◆ Source data ◆
● ● ● ●

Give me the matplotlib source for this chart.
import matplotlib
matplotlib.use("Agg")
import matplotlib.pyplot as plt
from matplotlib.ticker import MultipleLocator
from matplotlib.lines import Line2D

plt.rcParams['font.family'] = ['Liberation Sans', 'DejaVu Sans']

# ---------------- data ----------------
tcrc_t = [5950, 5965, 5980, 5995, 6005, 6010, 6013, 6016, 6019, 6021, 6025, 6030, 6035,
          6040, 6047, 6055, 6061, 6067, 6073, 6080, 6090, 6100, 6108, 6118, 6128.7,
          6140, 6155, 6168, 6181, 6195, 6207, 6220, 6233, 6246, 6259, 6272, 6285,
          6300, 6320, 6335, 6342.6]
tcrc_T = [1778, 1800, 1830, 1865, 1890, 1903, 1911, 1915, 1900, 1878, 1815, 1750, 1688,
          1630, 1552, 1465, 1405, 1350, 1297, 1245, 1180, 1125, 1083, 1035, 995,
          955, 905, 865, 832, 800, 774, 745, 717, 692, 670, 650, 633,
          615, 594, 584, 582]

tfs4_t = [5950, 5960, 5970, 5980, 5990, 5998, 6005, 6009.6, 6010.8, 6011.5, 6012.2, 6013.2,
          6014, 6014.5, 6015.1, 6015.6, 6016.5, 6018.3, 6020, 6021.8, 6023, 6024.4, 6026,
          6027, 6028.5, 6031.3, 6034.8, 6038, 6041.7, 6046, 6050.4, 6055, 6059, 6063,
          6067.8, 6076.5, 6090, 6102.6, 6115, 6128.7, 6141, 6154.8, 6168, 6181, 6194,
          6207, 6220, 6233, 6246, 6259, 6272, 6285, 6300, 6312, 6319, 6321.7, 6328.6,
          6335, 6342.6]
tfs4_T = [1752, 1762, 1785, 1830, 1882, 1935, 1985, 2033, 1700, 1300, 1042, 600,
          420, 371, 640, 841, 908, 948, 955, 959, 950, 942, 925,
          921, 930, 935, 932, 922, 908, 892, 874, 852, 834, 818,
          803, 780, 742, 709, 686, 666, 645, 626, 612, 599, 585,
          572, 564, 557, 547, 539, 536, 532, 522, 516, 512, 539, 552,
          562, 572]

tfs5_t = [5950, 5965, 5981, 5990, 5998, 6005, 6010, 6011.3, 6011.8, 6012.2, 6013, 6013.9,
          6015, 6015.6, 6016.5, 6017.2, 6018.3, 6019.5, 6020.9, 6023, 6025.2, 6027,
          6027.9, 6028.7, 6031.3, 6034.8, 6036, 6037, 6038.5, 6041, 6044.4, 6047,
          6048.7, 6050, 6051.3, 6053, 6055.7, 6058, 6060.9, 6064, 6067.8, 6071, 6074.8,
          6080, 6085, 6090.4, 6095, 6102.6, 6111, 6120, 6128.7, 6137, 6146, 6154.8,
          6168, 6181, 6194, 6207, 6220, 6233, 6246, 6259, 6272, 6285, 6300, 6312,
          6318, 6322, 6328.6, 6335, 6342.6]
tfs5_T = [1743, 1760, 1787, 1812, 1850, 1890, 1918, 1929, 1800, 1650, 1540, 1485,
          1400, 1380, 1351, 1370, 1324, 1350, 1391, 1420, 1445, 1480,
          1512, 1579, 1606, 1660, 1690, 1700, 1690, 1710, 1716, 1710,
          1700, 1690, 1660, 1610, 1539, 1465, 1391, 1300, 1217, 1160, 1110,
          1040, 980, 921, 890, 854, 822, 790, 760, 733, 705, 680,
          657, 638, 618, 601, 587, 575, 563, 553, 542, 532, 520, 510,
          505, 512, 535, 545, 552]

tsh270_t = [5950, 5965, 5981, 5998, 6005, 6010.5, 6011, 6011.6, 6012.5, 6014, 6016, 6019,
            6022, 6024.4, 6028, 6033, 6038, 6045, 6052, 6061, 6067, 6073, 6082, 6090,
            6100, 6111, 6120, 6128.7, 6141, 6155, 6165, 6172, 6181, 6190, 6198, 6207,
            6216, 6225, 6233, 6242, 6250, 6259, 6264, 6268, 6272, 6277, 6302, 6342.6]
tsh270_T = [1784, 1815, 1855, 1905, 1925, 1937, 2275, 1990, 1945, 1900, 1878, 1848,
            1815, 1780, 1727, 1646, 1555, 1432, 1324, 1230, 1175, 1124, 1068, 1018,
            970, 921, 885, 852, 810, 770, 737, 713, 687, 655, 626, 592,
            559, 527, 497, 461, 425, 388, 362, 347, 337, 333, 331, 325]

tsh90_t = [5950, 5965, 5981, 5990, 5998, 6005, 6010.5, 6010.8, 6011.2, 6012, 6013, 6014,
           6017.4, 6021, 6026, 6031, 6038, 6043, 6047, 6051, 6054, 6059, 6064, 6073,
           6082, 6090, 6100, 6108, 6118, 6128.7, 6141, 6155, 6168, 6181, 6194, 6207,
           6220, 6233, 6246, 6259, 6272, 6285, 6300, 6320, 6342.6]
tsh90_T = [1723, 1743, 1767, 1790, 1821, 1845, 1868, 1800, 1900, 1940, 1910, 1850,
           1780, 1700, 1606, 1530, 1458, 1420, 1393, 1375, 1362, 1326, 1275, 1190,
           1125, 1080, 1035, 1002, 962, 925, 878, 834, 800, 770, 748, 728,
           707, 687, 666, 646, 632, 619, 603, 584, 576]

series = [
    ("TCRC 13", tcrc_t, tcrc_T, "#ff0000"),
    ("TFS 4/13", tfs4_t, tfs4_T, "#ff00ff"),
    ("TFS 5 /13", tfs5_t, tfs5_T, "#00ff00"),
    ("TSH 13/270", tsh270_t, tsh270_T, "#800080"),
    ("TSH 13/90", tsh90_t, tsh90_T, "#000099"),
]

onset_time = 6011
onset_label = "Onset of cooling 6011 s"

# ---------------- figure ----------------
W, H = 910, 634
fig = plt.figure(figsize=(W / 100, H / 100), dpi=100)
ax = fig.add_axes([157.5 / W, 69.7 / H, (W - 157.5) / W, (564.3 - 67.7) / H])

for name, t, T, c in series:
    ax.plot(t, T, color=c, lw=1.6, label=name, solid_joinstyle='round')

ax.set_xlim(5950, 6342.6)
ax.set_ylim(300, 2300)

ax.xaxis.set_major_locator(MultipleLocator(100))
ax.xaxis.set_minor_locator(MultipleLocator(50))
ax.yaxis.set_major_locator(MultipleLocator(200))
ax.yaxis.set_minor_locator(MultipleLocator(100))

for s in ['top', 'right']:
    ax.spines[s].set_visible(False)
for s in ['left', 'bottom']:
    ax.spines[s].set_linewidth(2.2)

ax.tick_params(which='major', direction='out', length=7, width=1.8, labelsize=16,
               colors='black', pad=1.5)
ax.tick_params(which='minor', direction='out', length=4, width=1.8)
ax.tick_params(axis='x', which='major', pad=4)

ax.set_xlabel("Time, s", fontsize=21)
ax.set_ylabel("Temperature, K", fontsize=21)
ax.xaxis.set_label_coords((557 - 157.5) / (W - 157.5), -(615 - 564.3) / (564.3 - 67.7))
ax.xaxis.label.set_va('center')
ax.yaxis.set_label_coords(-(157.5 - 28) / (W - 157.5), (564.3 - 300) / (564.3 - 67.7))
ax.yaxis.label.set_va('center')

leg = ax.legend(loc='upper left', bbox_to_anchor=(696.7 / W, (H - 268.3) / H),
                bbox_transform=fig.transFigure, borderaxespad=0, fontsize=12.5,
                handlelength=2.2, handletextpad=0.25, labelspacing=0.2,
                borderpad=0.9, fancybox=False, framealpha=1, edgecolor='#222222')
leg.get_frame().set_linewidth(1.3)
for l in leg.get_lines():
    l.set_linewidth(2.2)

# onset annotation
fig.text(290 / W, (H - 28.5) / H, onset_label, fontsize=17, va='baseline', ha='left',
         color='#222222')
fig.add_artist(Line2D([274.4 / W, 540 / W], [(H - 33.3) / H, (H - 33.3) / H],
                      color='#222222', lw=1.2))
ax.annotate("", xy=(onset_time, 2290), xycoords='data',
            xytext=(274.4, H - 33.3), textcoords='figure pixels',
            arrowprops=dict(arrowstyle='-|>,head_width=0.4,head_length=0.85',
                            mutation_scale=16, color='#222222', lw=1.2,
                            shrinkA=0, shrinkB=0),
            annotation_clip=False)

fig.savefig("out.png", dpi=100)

● ● ● ●

◆ Exercise goal ◆
Copy exactly the lines that run from the first line of the data to the line containing "615, 594, 584, 582]", please, with both ends included and nothing else.

◆ Complete output ◆
Give me the matplotlib source for this chart.
import matplotlib
matplotlib.use("Agg")
import matplotlib.pyplot as plt
from matplotlib.ticker import MultipleLocator
from matplotlib.lines import Line2D

plt.rcParams['font.family'] = ['Liberation Sans', 'DejaVu Sans']

# ---------------- data ----------------
tcrc_t = [5950, 5965, 5980, 5995, 6005, 6010, 6013, 6016, 6019, 6021, 6025, 6030, 6035,
          6040, 6047, 6055, 6061, 6067, 6073, 6080, 6090, 6100, 6108, 6118, 6128.7,
          6140, 6155, 6168, 6181, 6195, 6207, 6220, 6233, 6246, 6259, 6272, 6285,
          6300, 6320, 6335, 6342.6]
tcrc_T = [1778, 1800, 1830, 1865, 1890, 1903, 1911, 1915, 1900, 1878, 1815, 1750, 1688,
          1630, 1552, 1465, 1405, 1350, 1297, 1245, 1180, 1125, 1083, 1035, 995,
          955, 905, 865, 832, 800, 774, 745, 717, 692, 670, 650, 633,
          615, 594, 584, 582]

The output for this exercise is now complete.